Un aspetto centrale nella negoziazione è stata la definizione di un quadro legale che permetterà ai creditori di avviare azioni legali se il governo dovesse dichiarare default. I creditori si sono tutelati anche attraverso la modifica delle clausole di azione collettiva, riducendo così il rischio che l’offerta del governo possa cambiare col variare degli scenari macroeconomici. Difatti, il governo argentino non ha ancora presentato alcun piano economico e l’attuale crisi economica sta creando serie difficoltà a un paese che non registra un attivo di bilancio da più di dieci anni.
L’offerta presentata ai creditori esterni verrà poi riproposta per buona parte dei titoli denominati in dollari ma sotto legislazione nazionale. Si tratta di quasi 42 miliardi di dollari, di cui il 65 per cento in mano alla banca centrale e all’istituto di previdenza nazionale (Anses).

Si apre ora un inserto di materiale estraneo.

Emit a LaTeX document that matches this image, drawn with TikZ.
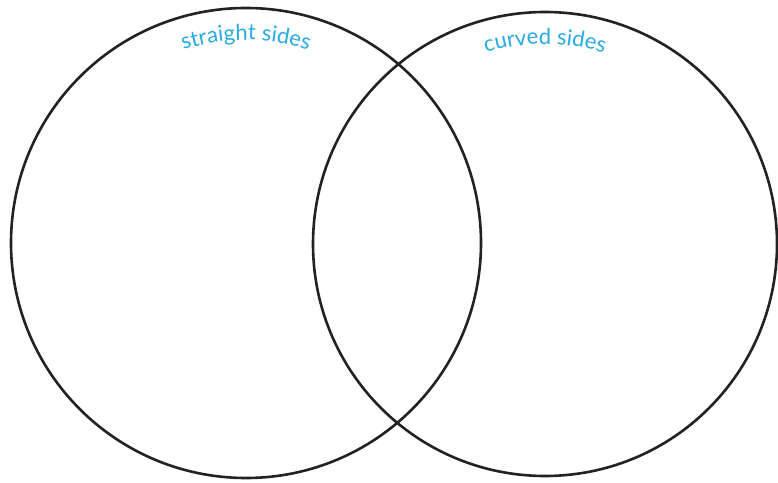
\documentclass[tikz,border=0pt]{standalone}
\usepackage{fontspec}
\setmainfont{Lato}
\usetikzlibrary{positioning, decorations.text}
\definecolor{vennblue}{RGB}{41,171,226}
\definecolor{venndark}{RGB}{34,34,34}
\tikzset{
    vennring/.style={circle, draw=venndark, line width=2.6pt, minimum size=#1, inner sep=0pt},
    setlabel/.style={decorate, decoration={text along path, text align=center, text={|\fontsize{22}{22}\selectfont\color{vennblue}|#1}}}
}
\begin{document}
\begin{tikzpicture}[x=1pt, y=1pt]
            \useasboundingbox (0,0) rectangle (778,482);

            % The two sets
            \node[vennring=470pt] (straight) at (246,239) {};
            \node[vennring=464pt] (curved) at (545,238) {};

            % Arched labels along the top of each ring
            \path[setlabel={straight sides}] ([shift={(115:203)}]straight.center) arc (115:65:203);
            \path[setlabel={curved sides}] ([shift={(113:200)}]curved.center) arc (113:67:200);
        \end{tikzpicture}
\end{document}
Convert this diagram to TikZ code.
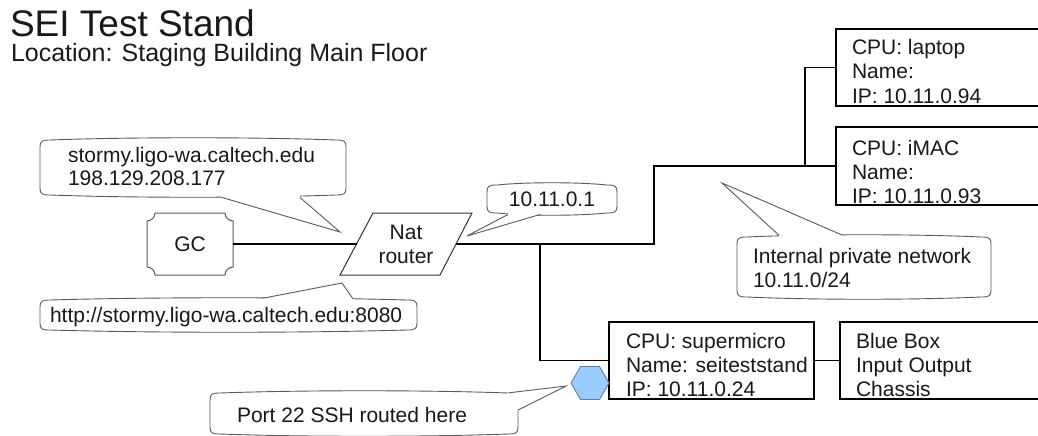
\documentclass[tikz,border=0pt]{standalone}
\usepackage{fontspec}
\setmainfont{Liberation Sans}
\usetikzlibrary{shapes.geometric,calc}
\definecolor{hexfill}{HTML}{99CCFF}
\definecolor{hexline}{HTML}{5F7FA0}
\definecolor{calloutline}{HTML}{5A5A5A}
\newcommand\cbox[4]{%
\filldraw[cline, fill=white] ({#1},{#2+7}) .. controls ({#1},{#2+1}) and ({#1+2},{#2}) .. ({#1+10},{#2})
 .. controls ({#1+(#3-#1)*0.3},{#2-3}) and ({#3-(#3-#1)*0.3},{#2-3}) .. ({#3-10},{#2})
 .. controls ({#3-2},{#2}) and ({#3},{#2+1}) .. ({#3},{#2+7})
 -- ({#3},{#4-7}) .. controls ({#3},{#4-1}) and ({#3-2},{#4}) .. ({#3-10},{#4})
 .. controls ({#3-(#3-#1)*0.3},{#4+3}) and ({#1+(#3-#1)*0.3},{#4+3}) .. ({#1+10},{#4})
 .. controls ({#1+2},{#4}) and ({#1},{#4-1}) .. ({#1},{#4-7}) -- cycle;}
\newcommand\ctail[8]{%
\fill[white] ({#1},{#2}) -- ({#3},{#4}) -- ({#5},{#6}) -- ({#5+(#7)},{#6+(#8)}) -- ({#1+(#7)},{#2+(#8)}) -- cycle;
\draw[cline] ({#1},{#2}) -- ({#3},{#4}) -- ({#5},{#6});}
\newcommand\lns[1]{\vtop{#1}}
\begin{document}
\begin{tikzpicture}[x=1pt,y=-1pt,
  conn/.style={line width=1.1pt, draw=black},
  cline/.style={line width=0.9pt, draw=calloutline},
  txt/.style={font=\fontsize{21}{24}\selectfont, inner sep=0pt, outer sep=0pt, text=black!90},
  boxn/.style={draw=black, line width=1.1pt, inner sep=0pt, outer sep=0pt, fill=white}]
\useasboundingbox (0,0) rectangle (1038,436);
\clip (0,0) rectangle (1038,436);
\fill[white] (0,0) rectangle (1038,436);

% title
\node[txt, font=\fontsize{37}{40}\selectfont, anchor=base west] (title) at (10,37) {SEI Test Stand};
\node[txt, font=\fontsize{25}{28}\selectfont, anchor=base west] (loc) at (11,62) {Location: Staging Building Main Floor};

% GC plaque
\draw[cline, line width=1pt, fill=white] (155,213) -- (225,213) .. controls (225,217.4) and (228.6,221) .. (233,221)
  -- (233,267) .. controls (228.6,267) and (225,270.6) .. (225,275)
  -- (155,275) .. controls (155,270.6) and (151.4,267) .. (147,267)
  -- (147,221) .. controls (151.4,221) and (155,217.4) .. (155,213) -- cycle;
\node[txt, minimum width=86, minimum height=62] (gc) at (190,244) {GC};

% router
\draw[conn, line width=1pt, draw=black!80, fill=white] (373,213) -- (472,213) -- (440,275) -- (340,275) -- cycle;
\node[txt, align=center] (router) at (406,244) {Nat\\router};
\coordinate (rL) at (356.5,244);
\coordinate (rR) at (456,244);

% boxes
\node[boxn, minimum width=264, minimum height=77] (laptop) at (968,67.5) {};
\node[boxn, minimum width=264, minimum height=78] (imac) at (968,166) {};
\node[boxn, minimum width=205, minimum height=77] (super) at (711.5,360.5) {};
\node[boxn, minimum width=262, minimum height=77] (blue) at (971,360.5) {};

% connectors
\coordinate (j1) at (540,244);
\coordinate (j2) at (654,244);
\coordinate (j3) at ($(imac.west)+(-31,0)$);
\draw[conn] (gc.east) -- (rL);
\draw[conn] (rR) -- (j2) |- (imac.west);
\draw[conn] (j3) |- (laptop.west);
\draw[conn] (j1) |- (super.west);
\draw[conn] (super.east) -- (blue.west);

% box texts
\node[txt, anchor=base west] (laptopt) at (852,55) {\lns{\hbox{CPU: laptop}\hbox{Name:}\hbox{IP: 10.11.0.94}}};
\node[txt, anchor=base west] (imact) at (852,155) {\lns{\hbox{CPU: iMAC}\hbox{Name:}\hbox{IP: 10.11.0.93}}};
\node[txt, anchor=base west] (supert) at (626,348) {\lns{\hbox{CPU: supermicro}\hbox{Name: seiteststand}\hbox{IP: 10.11.0.24}}};
\node[txt, anchor=base west] (bluet) at (856,348) {\lns{\hbox{Blue Box}\hbox{Input Output}\hbox{Chassis}}};

% hexagon
\node[regular polygon, regular polygon sides=6, minimum size=38, inner sep=0pt, outer sep=0pt,
  fill=hexfill, draw=hexline, line width=0.9pt] (hex) at (590,383) {};

% callouts
\cbox{40}{140}{346}{195}
\ctail{222}{197.5}{340}{232}{300}{197.5}{0}{-5}
\node[txt, anchor=base west] (stormy) at (68,162) {\lns{\baselineskip=23pt\hbox{stormy.ligo-wa.caltech.edu}\hbox{198.129.208.177}}};

\cbox{487}{185}{617}{213}
\ctail{508}{214.5}{467}{236}{540}{214.5}{0}{-4}
\node[txt] (natip) at (552,199) {10.11.0.1};

\cbox{40}{300}{417}{330}
\ctail{263}{298.2}{342}{283}{353}{298.8}{0}{5}
\node[txt, anchor=base west] (http) at (50,322) {http://stormy.ligo-wa.caltech.edu:8080};

\cbox{737}{237}{991}{297}
\ctail{779}{235.3}{722}{183}{842}{235}{0}{5}
\node[txt, anchor=base west] (internal) at (753,263) {\lns{\hbox{Internal private network}\hbox{10.11.0/24}}};

\cbox{210}{393}{518}{434}
\ctail{509}{392.8}{566}{386}{518}{410}{-5}{5}
\node[txt, anchor=base west] (port) at (237,422) {Port 22 SSH routed here};
\end{tikzpicture}
\end{document}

La ristrutturazione (108 miliardi di dollari) riguarda quindi quasi un terzo del debito totale e rappresenta un sollievo per le finanze pubbliche. Senza l’accordo, il costo del debito per i prossimi cinque anni avrebbe superato i 14 miliardi di dollari annui. Con l’accordo, il costo per le due tipologie di debito sarà pressoché simbolico fino al 2024 e dal 2025 sarà di circa 10 miliardi di dollari annui.
L’Argentina ha già fatto sapere di non essere in grado di onorare il debito con l’Fmi per le scadenze previste dal 2021 al 2023. Bisognerà quindi rinegoziare il debito sia con il Fondo monetario che con il Club di Parigi.
Intanto, il governo dovrà porre le basi affinché dal 2025 in poi il paese sia in grado di onorare le scadenze del debito. Ma l’acutizzarsi della crisi economica legata al coronavirus rischia di vanificare gli effetti positivi dell’accordo.
Viste le premesse è difficile immaginare che questo sia l’ultimo default argentino. Difficile anche pensare che sia in generale l’ultimo default del 2020. Quest’anno Ecuador e Libano hanno già dichiarato bancarotta, mentre altri paesi stanno cercando di far fronte al devastante impatto del Covid-19.